In December there were indications that the people of France were fed up with the problems being caused by a wave of largely Islamic immigrants to their nation and that their elections might be carried by the National Front party under the leadership of Marine Le Pen. That insurgent push wound up failing, but it was a close thing. This weekend there was a similar drama playing out in Germany as their state level legislative elections were held. The nationalist leaning Alternative for Germany (AfD) party has been challenging Angela Merkel and her Christian Democratic Union party over her open doors immigration policy. Unlike France in December though, the upstarts scored several big victories and shook the establishment to its roots. (Yahoo News)
A nationalist, anti-migration party powered into three German state legislatures in elections Sunday held amid divisions over Chancellor Angela Merkel’s liberal approach to the refugee crisis. Merkel’s conservatives lost to center-left rivals in two states they had hoped to win.
The elections in the prosperous southwestern state of Baden-Wuerttemberg, neighboring Rhineland-Palatinate and relatively poor Saxony-Anhalt in the ex-communist east were the first major political test since Germany registered nearly 1.1 million people as asylum-seekers last year.
The Germans in particular have been hit by one incident after another where the new immigrants have set the local’s teeth on edge.
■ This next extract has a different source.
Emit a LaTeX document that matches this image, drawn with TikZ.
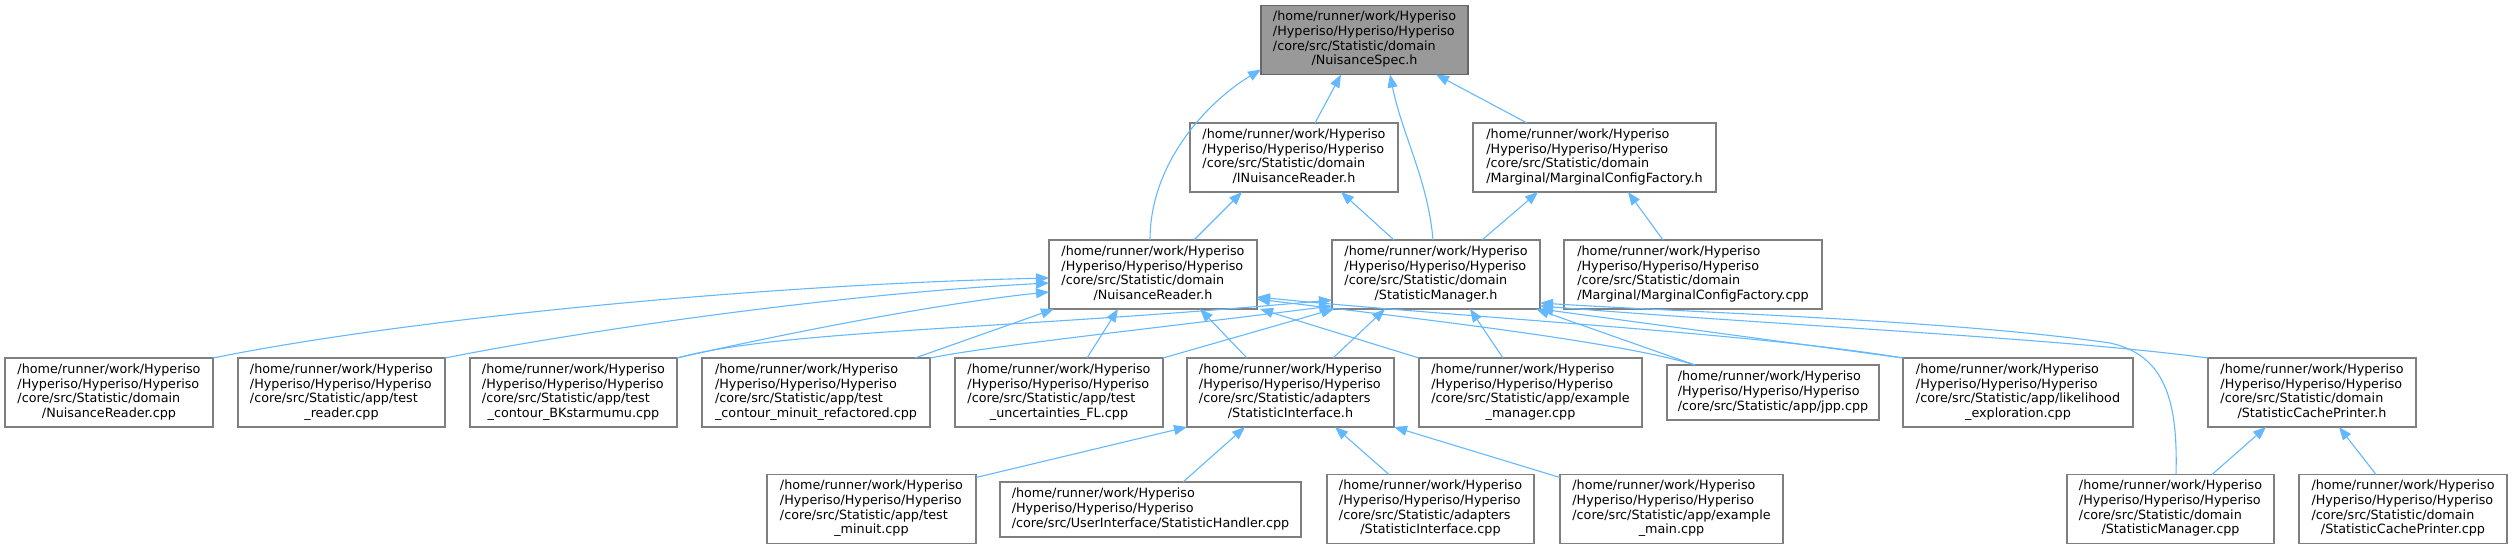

Sexual assaults, rising crime rates and clashes with German culture are daily news items. Some in Germany are coming to the conclusion that there are limits to charity, particularly when the price tag doesn’t just come in the form of limited cash to assist the needy, but the erosion of their culture.
“It is not sustainable anymore that no one’s playing a common game,” said Yves Pascouau, a migration expert at the European Policy Center. “We need to fix this and really need to move ahead.”
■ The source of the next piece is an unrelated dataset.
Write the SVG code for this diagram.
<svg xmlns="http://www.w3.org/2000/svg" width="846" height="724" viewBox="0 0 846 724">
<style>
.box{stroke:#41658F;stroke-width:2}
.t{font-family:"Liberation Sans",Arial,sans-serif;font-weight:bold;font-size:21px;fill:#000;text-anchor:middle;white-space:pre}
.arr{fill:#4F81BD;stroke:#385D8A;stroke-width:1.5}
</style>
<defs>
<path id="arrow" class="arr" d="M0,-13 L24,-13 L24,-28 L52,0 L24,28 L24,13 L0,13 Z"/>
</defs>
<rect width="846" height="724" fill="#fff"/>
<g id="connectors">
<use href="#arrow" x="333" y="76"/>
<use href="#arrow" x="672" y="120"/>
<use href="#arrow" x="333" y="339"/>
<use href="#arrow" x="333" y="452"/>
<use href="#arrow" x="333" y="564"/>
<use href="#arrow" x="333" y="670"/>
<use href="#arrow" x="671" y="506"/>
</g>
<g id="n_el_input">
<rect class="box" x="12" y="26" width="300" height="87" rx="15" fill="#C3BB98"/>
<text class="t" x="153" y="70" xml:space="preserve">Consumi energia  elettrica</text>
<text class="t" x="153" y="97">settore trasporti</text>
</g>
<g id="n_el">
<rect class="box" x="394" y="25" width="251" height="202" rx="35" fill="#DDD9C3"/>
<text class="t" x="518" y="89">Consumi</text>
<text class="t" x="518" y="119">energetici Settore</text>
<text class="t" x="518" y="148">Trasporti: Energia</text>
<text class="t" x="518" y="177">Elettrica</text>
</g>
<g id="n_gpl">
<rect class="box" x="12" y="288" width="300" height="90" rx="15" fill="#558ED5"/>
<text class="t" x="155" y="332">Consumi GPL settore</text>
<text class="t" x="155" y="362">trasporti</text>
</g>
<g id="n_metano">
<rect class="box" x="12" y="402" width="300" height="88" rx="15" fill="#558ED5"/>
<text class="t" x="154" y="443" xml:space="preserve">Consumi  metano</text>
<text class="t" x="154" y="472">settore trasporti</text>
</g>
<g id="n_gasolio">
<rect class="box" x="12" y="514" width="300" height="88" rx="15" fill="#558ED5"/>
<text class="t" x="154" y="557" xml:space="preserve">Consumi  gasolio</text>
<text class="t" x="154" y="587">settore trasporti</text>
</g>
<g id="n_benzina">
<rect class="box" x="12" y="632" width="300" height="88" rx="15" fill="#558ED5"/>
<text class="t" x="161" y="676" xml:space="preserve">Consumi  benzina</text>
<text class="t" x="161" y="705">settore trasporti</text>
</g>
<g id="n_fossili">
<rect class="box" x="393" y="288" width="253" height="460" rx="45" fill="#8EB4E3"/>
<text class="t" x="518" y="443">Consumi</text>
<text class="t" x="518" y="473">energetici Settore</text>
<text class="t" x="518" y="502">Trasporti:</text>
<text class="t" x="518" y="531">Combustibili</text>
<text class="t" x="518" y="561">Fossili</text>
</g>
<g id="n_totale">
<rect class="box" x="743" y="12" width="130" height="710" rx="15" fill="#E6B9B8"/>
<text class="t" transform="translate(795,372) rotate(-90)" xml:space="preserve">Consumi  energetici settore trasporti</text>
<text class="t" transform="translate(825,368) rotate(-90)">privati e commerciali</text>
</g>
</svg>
But not all Europeans see this as a problem they must share. Worried about their own weak economies, concerned that their national values are eroding, many say war in the Middle East and poverty in Africa are someone else’s responsibility.
Is any of this sounding familiar to American readers? We’ve been fortunate to not find ourselves awash in such a proportionally large flood of newcomers, but these stories do have parallels on both sides of the Atlantic. And there are political hopefuls in both nations carrying the same type of banner. As Bloomberg reports, some have taken to referring to the AfD’s co-leader, Frauke Petry, as Germany’s Donald Trump.
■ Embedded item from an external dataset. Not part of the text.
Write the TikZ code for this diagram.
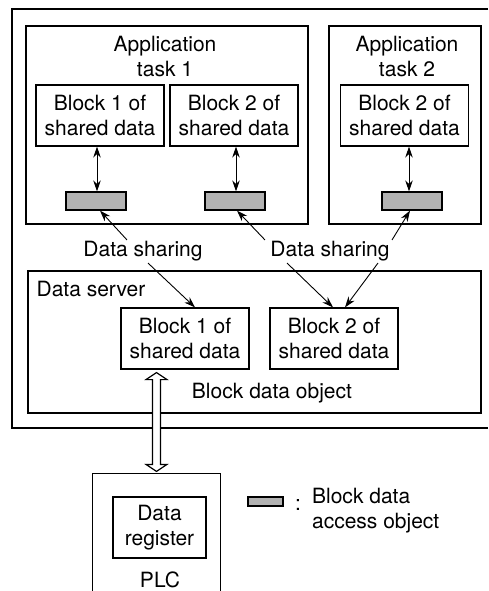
\documentclass[tikz,border=0pt]{standalone}
\usepackage{fontspec}
\setmainfont{TeX Gyre Heros}
\usetikzlibrary{arrows.meta}
\usetikzlibrary{calc}

\begin{document}
\begin{tikzpicture}[x=1pt,y=-1pt,line width=1.2pt,
  every node/.style={font=\fontsize{21}{25}\selectfont},
  blk/.style={draw,minimum width=128pt,minimum height=61pt,align=center,inner sep=0pt},
  acc/.style={draw,fill=gray!60,minimum width=60pt,minimum height=18pt,inner sep=0pt},
  dbl/.style={line width=0.9pt,{Stealth[length=11pt,width=7.5pt]}-{Stealth[length=11pt,width=7.5pt]}},
  sh/.style={line width=0.9pt,-{Stealth[length=11pt,width=7.5pt]}}]
\useasboundingbox (0,0) rectangle (488,591);

% outer frame, open to the right
\draw (488,9) -- (12,9) -- (12,428) -- (488,428);

\node[draw,minimum width=282pt,minimum height=198pt,inner sep=0pt] (t1) at (167,125) {};
\node[draw,minimum width=152pt,minimum height=198pt,inner sep=0pt] (t2) at (405,125) {};
\node[align=center] (t1lab) at (165,57) {Application\\task 1};
\node[align=center] (t2lab) at (407,57) {Application\\task 2};

\node[blk] (b11) at (100,115.5) {Block 1 of\\shared data};
\node[blk] (b12) at (234,115.5) {Block 2 of\\shared data};
\node[blk] (b22) at (404.5,115.5) {Block 2 of\\shared data};

\node[acc] (g1) at (96,201) {};
\node[acc] (g2) at (235,201) {};
\node[acc] (g3) at (412,201) {};

\draw[dbl] ([xshift=1pt]g1.north |- b11.south) -- ([xshift=1pt]g1.north);
\draw[dbl] ([xshift=1pt]g2.north |- b12.south) -- ([xshift=1pt]g2.north);
\draw[dbl] ([xshift=-3pt]g3.north |- b22.south) -- ([xshift=-3pt]g3.north);

\node[inner sep=1pt] (ds1) at (143,251.5) {Data sharing};
\node[inner sep=1pt] (ds2) at (330,251.5) {Data sharing};

% data server
\node[draw,minimum width=453pt,minimum height=142pt,inner sep=0pt] (srv) at (254.5,342) {};
\node[anchor=base west,inner sep=0pt] (srvlab) at (36,296) {Data server};
\node[blk] (dsb1) at (185,338.5) {Block 1 of\\shared data};
\node[blk] (dsb2) at (334,338.5) {Block 2 of\\shared data};
\node[anchor=base,inner sep=0pt] (bdo) at (272,398) {Block data object};

\draw[sh] ([xshift=-16pt]ds1.north) -- ([xshift=4pt]g1.south);
\draw[sh] ([xshift=5pt]ds1.south) -- ([xshift=10pt]dsb1.north);
\draw[sh] ([xshift=-65pt]ds2.north) -- ([xshift=2pt]g2.south);
\draw[sh] ([xshift=62pt]ds2.north) -- ([xshift=-2pt]g3.south);
\draw[sh] ([xshift=-43pt]ds2.south) -- ([xshift=-1pt]dsb2.north);
\draw[sh] ([xshift=48pt]ds2.south) -- ([xshift=11pt]dsb2.north);

% PLC, open at the bottom
\node[minimum width=127pt,minimum height=118pt,inner sep=0pt] (plc) at (156.5,533) {};
\draw (plc.south west) -- (plc.north west) -- (plc.north east) -- (plc.south east);
\node[blk,minimum width=93pt] (reg) at (159.5,527.5) {Data\\register};
\node[anchor=base,inner sep=0pt] (plclab) at (160,587) {PLC};

% hollow two-way arrow
\coordinate (pa) at ($(plc.north |- dsb1.south)+(0,3)$);
\coordinate (pb) at ($(plc.north)+(0,-2)$);
\draw[fill=white] (pa) -- ++(10.5,7) -- ++(-6.5,0) -- ($(pb)+(4,-7)$) -- ++(6.5,0) -- (pb)
  -- ++(-10.5,-7) -- ++(6.5,0) -- ($(pa)+(-4,7)$) -- ++(-6.5,0) -- cycle;

% legend
\node[acc,minimum width=35pt,minimum height=9pt] (lg) at (265.5,501.5) {};
\node[anchor=base,inner sep=0pt] (lgc) at (298,510) {:};
\node[anchor=north west,align=left,inner sep=0pt] (lgt) at (311.5,488) {Block data\\access object};
\end{tikzpicture}
\end{document}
The Alternative for Germany, to give the party its full name, has shaken up the country’s consensus-driven politics with headline-grabbing policies that include telling Germans to have more children to avoid the need for immigration. Frauke Petry, the AfD’s co-leader, has said that police must “prevent illegal border crossings, using firearms if necessary.”
Like Trump, her rhetoric hasn’t damaged AfD support but rather struck a chord with those disgruntled with the establishment parties, in particular nabbing voters unhappy with Chancellor Angela Merkel’s open-door policy for refugees. The party surged to record support in Sunday’s regional elections, taking seats in all three states that voted and boosting its representation to half of Germany’s 16 state assemblies. The AfD had its strongest showing in Saxony-Anhalt with 24.2 percent, making it the second-biggest party in the former communist eastern state, according to preliminary official results.
Is this a cautionary tale or simply a growing trend in western societies? There are plenty of complaints to be made about some of Donald Trump’s policy proposals and questions remain about his pre-politics positions and statements, but there’s also little question that he’s tapped into something which runs much deeper than a passing political headline or two. We’re seeing this performance play out in France and Germany this winter, but these are questions which we’ll have to wrestle with here in the United States sooner or later.